Cosa che in Europa non può avvenire in regime di moneta unica. O no?

In Europa si riproducono gli stessi meccanismi del confronto globale; una volta che si è rinunciato all’arma del cambio come strument di riequilibrio del surplus commerciale bisogna attivare altri strumenti di coordinamento, quelli che fatica, con troppa fatica, si cerca di fare emergere a Bruxelles.

Nell’attesa non resta che l’arma della deflazione interna ...

Di cui stiamo subendo un po’ tutti gli effetti nocivi. Io credo che sia difficile, per questa strada, che l’Italia possa recuperar il 30% di competitività perduta nei confronti della Germania.
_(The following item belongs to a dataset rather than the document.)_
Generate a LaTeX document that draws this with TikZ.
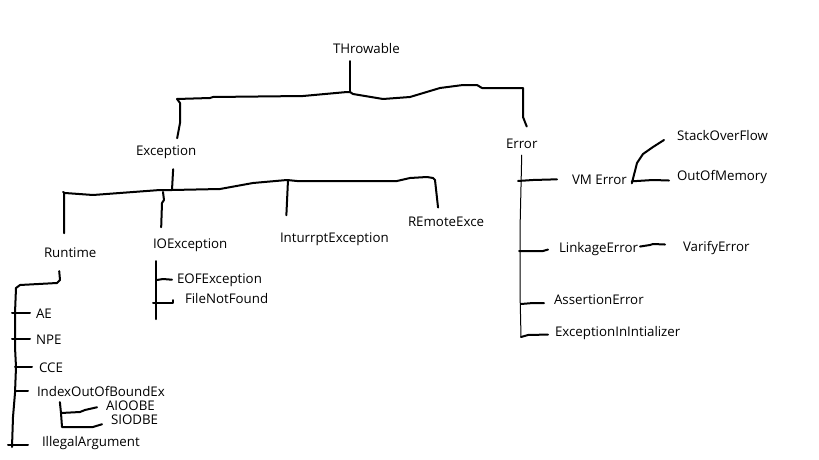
\documentclass[tikz,border=0pt]{standalone}
\usepackage{fontspec}
\setmainfont{Open Sans}
\usetikzlibrary{positioning}

\begin{document}
\begin{tikzpicture}[x=1pt, y=-1pt, line width=2pt, line join=round, line cap=round]
    \tikzstyle{cls}=[anchor=base west, inner sep=0pt, font=\fontsize{13.3}{15}\selectfont]
    \tikzstyle{thinline}=[line width=1pt]
    \useasboundingbox (0,0) rectangle (819,460);

    % Draw the top of the tree
    \node[cls] (thr) at (332,54) {THrowable};
    \node[cls] (exc) at (135,155) {Exception};
    \node[cls] (err) at (505,148) {Error};

    % Draw the exception branches
    \node[cls] (rt) at (43,257) {Runtime};
    \node[cls] (ioe) at (152,248) {IOException};
    \node[cls] (intr) at (279,242) {InturrptException};
    \node[cls] (rem) at (407,226) {REmoteExce};
    \node[cls] (eof) at (176,283) {EOFException};
    \node[cls] (fnf) at (184,303) {FileNotFound};

    % Draw the runtime exceptions
    \foreach \name/\txt/\x/\y in {ae/AE/35/318, npe/NPE/35/344, cce/CCE/38/372,
        ioob/IndexOutOfBoundEx/36/396, ill/IllegalArgument/41/446,
        aio/AIOOBE/105/410, sio/SIODBE/110/424}
    \node[cls] (\name) at (\x,\y) {\txt};

    % Draw the errors
    \node[cls] (vm) at (571,184) {VM Error};
    \node[cls] (sof) at (676,140) {StackOverFlow};
    \node[cls] (oom) at (676,180) {OutOfMemory};
    \node[cls] (lnk) at (558,252) {LinkageError};
    \node[cls] (vfy) at (682,251) {VarifyError};
    \node[cls] (ass) at (553,304) {AssertionError};
    \node[cls] (exi) at (554,336) {ExceptionInIntializer};

    % Throwable to Exception and Error
    \coordinate (tj) at (350,92);
    \draw (tj |- thr.south) ++(0,6) -- (tj);
    \draw (tj) -- (347,92) -- (303,96) -- (213,97) -- (210,98) -- (177,99)
        -- (180,103) -- (180,123) -- ([xshift=11pt,yshift=6pt]exc.north);
    \draw (tj) -- (353,94) -- (383,99) -- (410,97) -- (440,88) -- (463,85)
        -- (477,85) -- (482,88) -- (523,88) -- (523,117) -- ([xshift=5pt,yshift=11pt]err.north);

    % Exception to its subclasses
    \coordinate (ej) at (172,190);
    \draw ([xshift=7pt,yshift=-10pt]exc.south) -- (ej);
    \draw (63,192) -- (65,193) -- (93,195) -- (160,190) -- (ej) -- (220,189) -- (253,183)
        -- (287,180) -- (297,181) -- (397,181) -- (410,178) -- (427,177) -- (433,178)
        -- (435,180) -- ([xshift=-8pt,yshift=8pt]rem.north);
    \draw (64,193) -- ([xshift=-6pt,yshift=13pt]rt.north);
    \draw (163,192) -- (164,200) -- (162,203) -- ([xshift=-29pt,yshift=10pt]ioe.north);
    \draw (288,180) -- ([xshift=-48pt,yshift=16pt]intr.north);

    % Runtime to its subclasses
    \draw ([xshift=-11pt,yshift=-13pt]rt.south) -- (60,280) -- (57,283) -- (20,285) -- (16,288)
        -- (15,313) -- (15,347) -- (16,367) -- (15,393) -- (13,417) -- (12,447);
    \foreach \n/\s/\l in {ae/5/18, npe/5/18, cce/6/17, ioob/8/13}
    \draw ([xshift=-\s pt]\n.west) -- ++(-\l,0);
    \draw ([xshift=-13pt,yshift=-2pt]ill.west) -- ++(-20,0);
    \draw ([xshift=-41pt,yshift=-5pt]ioob.south) -- (61,413) -- (62,427)
        -- (93,427) -- ([xshift=-8pt,yshift=-5pt]sio.west);
    \draw (61,413) -- (80,412) -- (85,410) -- ([xshift=-8pt,yshift=-2pt]aio.west);

    % IOException to its subclasses
    \draw ([xshift=-34pt,yshift=-9pt]ioe.south) -- ++(0,58);
    \draw (157,280) -- (163,279) -- ([xshift=-4pt]eof.west);
    \draw (153,303) -- (173,303) -- ([xshift=-11pt,yshift=-2pt]fnf.west);

    % Error to its subclasses
    \draw[thinline] ([yshift=-6pt]err.south) -- (520,230) -- (520,292) -- (521,337);
    \draw (518,181) -- (533,180) -- ([xshift=-14pt]vm.west);
    \draw (519,251) -- (543,251) -- ([xshift=-10pt,yshift=-1pt]lnk.west);
    \draw (521,304) -- (533,303) -- ([xshift=-9pt,yshift=-4pt]ass.west);
    \draw (521,337) -- (528,335) -- ([xshift=-6pt,yshift=-2pt]exi.west);

    % VM Error and LinkageError to their subclasses
    \draw ([xshift=4pt,yshift=-4pt]vm.east) -- (637,163) -- (643,154) -- (653,147)
        -- ([xshift=-12pt,yshift=-5pt]sof.west);
    \draw ([xshift=4pt,yshift=-2pt]vm.east) -- (653,180) -- ([xshift=-7pt,yshift=-4pt]oom.west);
    \draw ([xshift=1pt,yshift=2pt]lnk.east) -- (650,245) -- (653,244)
        -- ([xshift=-17pt,yshift=3pt]vfy.west);
\end{tikzpicture}
\end{document}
Nel frattempo i costi sociali diventano sempre meno gestibili. E i risultati sono sempre più modesti visto che il debito, nonostante l’austerità, cresce in rapporto al pil. Senza parlare del costo legato all’enorme riduzione della capacità produttiva.

Insomma, un’iniezione di economia sushi in Europa potrebbe non guastare…

Io penso che se si vuol salvare l’Unione qualche riflessione in merito vada fatta. Non dimentichiamo che, fino a poche settimane fa, per l’Europa si parlava del rischio di precipitare in una sindrome giapponese. L’aspetto positivo è che, dopo quel che ha detto il capo economista del Fondo Monetario, Olivier Blanchard, già grande teorico dell’austerità, sia assai positivo che si passi dal confronto accademico ad un terreno più concreto. Anche perché alla fine del 2013, dopo le elezioni tedesche, la svolta potrebbe essere matura. O, magari, potrebbe essere imposta dall’evoluzione degli altri big player dell’economia mondo.